Abstract
Deterministic Neural Networks (NNs) have been widely adopted to represent system behaviors in various engineering problems, which have been criticized for providing overconfident predictions. This challenge, i.e., overfitting, refers to a model that captures data patterns and random noise during the learning process, leading to an inferior predictive capability in the unobserved domains. As known to all, Bayesian inference offers an effective way for uncertainty quantification (UQ) to help enhance model predictions and offer informed decision-making. Integrating deterministic NN models with Bayesian inference provides a way to fast simulate and quantify both data and model uncertainty simultaneously. Thereby, Bayesian Neural Networks (BNNs), a combination of standard NNs with Bayesian philosophy, introduce probability to the network parameters, i.e., biases and weights. In BNNs, predictive uncertainty reflects how confident model predictions are regarding the corresponding credible intervals, which helps identify overfitting and interpreting abnormal predictions. Another advantage is that BNNs naturally implement regularization by integrating over the weights such that BNNs can reach good generalization when data availability is limited. BNNs rely heavily on observations as a purely data-driven approach. Besides, standard BNNs have relatively complex network structures, which makes it hard to provide detailed interpretability on model predictions. Researchers share concerns about their predictions that may violate real-world phenomena. The combination of physics knowledge with the optimization objective can improve the adherence of predictions with the known physical principles. Physics laws are usually embedded as constraint functions in the process of optimization. With the help of constrained optimization, model predictions keep consistent with the known physical principles.

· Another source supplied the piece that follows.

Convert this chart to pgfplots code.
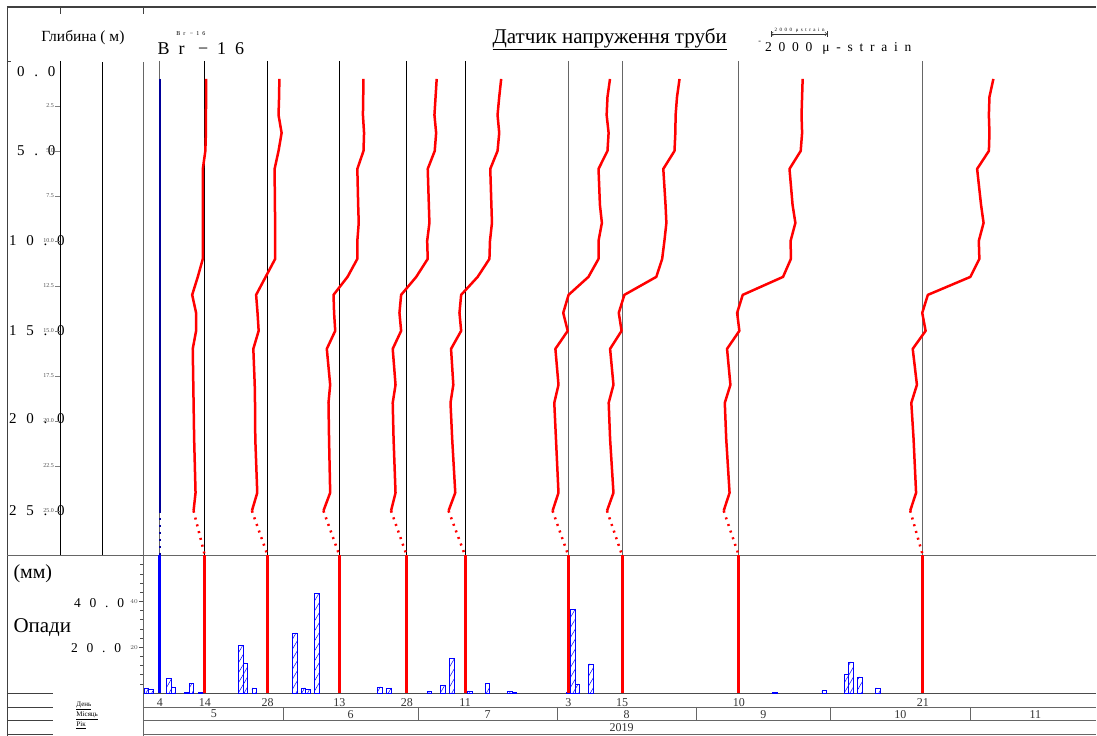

The authors refine BNNs with physics-guided information, i.e., Physics-Guided BNNs (PG-BNNs), to reduce dependence on data, improve model interpretability, and offer reliable model predictions. PG-BNNs interpret the known physics knowledge as constraint functions to better guide optimization processes, especially for case studies with sparse and limited data sets. A case study of an ordinary differential equation (ODE) problem is carried out to compare the performance of PG-BNN and unconstrained BNN models and demonstrate the effectiveness of PG-BNN.